BEGIN GIVEN DATA

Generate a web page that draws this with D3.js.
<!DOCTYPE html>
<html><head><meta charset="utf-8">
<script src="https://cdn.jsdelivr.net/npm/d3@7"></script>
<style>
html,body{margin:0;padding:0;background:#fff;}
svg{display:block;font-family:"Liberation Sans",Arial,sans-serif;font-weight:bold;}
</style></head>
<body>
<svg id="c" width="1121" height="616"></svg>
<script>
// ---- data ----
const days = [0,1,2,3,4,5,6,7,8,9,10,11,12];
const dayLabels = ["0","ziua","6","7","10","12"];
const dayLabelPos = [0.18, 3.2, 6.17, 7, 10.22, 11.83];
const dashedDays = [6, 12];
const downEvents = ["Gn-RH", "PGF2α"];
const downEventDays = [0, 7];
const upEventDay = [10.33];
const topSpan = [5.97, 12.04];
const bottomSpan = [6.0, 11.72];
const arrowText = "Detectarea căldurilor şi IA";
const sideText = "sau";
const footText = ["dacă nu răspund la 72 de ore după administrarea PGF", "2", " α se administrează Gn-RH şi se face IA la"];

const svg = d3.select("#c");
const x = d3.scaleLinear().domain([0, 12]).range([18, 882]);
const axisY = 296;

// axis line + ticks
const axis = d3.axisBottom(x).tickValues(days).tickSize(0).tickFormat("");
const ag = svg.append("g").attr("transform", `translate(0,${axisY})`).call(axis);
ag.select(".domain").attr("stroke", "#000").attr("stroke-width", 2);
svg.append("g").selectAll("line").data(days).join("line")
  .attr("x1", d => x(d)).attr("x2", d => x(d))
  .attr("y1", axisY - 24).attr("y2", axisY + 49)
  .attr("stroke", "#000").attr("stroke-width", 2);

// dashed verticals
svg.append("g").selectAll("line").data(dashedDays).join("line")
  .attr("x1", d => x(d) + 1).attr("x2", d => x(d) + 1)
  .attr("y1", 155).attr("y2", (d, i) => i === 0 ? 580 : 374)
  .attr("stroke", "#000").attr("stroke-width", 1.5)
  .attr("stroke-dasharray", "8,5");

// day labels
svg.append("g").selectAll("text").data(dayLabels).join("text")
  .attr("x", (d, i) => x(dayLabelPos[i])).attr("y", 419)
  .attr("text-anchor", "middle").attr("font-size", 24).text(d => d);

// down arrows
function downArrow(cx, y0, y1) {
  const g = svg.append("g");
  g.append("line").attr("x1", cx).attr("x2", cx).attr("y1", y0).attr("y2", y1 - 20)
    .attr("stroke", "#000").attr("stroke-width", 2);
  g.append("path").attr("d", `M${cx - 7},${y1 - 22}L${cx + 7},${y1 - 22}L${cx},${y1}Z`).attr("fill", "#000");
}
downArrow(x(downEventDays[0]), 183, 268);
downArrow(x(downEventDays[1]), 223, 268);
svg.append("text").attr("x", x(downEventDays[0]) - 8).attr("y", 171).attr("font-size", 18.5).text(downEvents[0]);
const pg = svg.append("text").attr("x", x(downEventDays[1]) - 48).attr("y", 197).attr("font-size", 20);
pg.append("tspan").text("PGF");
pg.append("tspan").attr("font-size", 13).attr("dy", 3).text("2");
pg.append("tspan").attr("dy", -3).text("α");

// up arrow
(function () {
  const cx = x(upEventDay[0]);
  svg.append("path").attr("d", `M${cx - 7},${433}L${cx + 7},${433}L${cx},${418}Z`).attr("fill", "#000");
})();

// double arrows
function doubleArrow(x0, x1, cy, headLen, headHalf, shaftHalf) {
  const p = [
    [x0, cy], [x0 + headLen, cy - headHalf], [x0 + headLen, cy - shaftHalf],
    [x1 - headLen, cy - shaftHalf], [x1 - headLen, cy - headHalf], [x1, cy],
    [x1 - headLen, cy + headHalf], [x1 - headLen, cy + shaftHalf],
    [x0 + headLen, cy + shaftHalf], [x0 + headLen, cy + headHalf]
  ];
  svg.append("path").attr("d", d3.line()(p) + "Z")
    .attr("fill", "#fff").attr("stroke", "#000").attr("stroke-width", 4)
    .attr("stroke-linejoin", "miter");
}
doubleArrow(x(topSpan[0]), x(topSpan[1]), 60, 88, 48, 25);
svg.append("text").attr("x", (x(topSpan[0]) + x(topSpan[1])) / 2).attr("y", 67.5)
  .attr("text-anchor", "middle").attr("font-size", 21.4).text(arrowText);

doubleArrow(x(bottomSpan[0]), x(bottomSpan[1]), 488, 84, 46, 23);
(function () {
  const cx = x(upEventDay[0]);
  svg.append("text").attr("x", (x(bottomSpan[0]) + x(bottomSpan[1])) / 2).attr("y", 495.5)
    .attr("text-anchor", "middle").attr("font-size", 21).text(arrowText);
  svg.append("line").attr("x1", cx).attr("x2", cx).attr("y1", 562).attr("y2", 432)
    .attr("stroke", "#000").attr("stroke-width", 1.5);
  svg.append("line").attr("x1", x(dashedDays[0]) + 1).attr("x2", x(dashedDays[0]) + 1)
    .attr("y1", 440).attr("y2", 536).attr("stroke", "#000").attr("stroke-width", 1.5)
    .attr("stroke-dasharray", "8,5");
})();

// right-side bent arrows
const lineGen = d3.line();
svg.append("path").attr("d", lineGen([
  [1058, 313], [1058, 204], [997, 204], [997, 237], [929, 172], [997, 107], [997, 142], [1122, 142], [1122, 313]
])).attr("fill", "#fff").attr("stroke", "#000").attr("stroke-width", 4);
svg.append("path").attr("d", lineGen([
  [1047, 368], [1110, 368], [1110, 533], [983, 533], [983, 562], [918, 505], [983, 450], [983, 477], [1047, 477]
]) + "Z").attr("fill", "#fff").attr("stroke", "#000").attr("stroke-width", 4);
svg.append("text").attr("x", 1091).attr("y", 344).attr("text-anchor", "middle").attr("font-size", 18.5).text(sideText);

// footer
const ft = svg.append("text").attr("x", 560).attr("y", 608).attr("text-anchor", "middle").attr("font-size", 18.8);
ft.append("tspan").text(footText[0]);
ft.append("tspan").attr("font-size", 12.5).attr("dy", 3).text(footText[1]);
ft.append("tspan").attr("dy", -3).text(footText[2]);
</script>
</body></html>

END GIVEN DATA

EXERCISE >>
Return exactly the opening lines of the listing above, ending with the line that has "const axisY = 296;".

WRITTEN ANSWER >>
Generate a web page that draws this with D3.js.
<!DOCTYPE html>
<html><head><meta charset="utf-8">
<script src="https://cdn.jsdelivr.net/npm/d3@7"></script>
<style>
html,body{margin:0;padding:0;background:#fff;}
svg{display:block;font-family:"Liberation Sans",Arial,sans-serif;font-weight:bold;}
</style></head>
<body>
<svg id="c" width="1121" height="616"></svg>
<script>
// ---- data ----
const days = [0,1,2,3,4,5,6,7,8,9,10,11,12];
const dayLabels = ["0","ziua","6","7","10","12"];
const dayLabelPos = [0.18, 3.2, 6.17, 7, 10.22, 11.83];
const dashedDays = [6, 12];
const downEvents = ["Gn-RH", "PGF2α"];
const downEventDays = [0, 7];
const upEventDay = [10.33];
const topSpan = [5.97, 12.04];
const bottomSpan = [6.0, 11.72];
const arrowText = "Detectarea căldurilor şi IA";
const sideText = "sau";
const footText = ["dacă nu răspund la 72 de ore după administrarea PGF", "2", " α se administrează Gn-RH şi se face IA la"];

const svg = d3.select("#c");
const x = d3.scaleLinear().domain([0, 12]).range([18, 882]);
const axisY = 296;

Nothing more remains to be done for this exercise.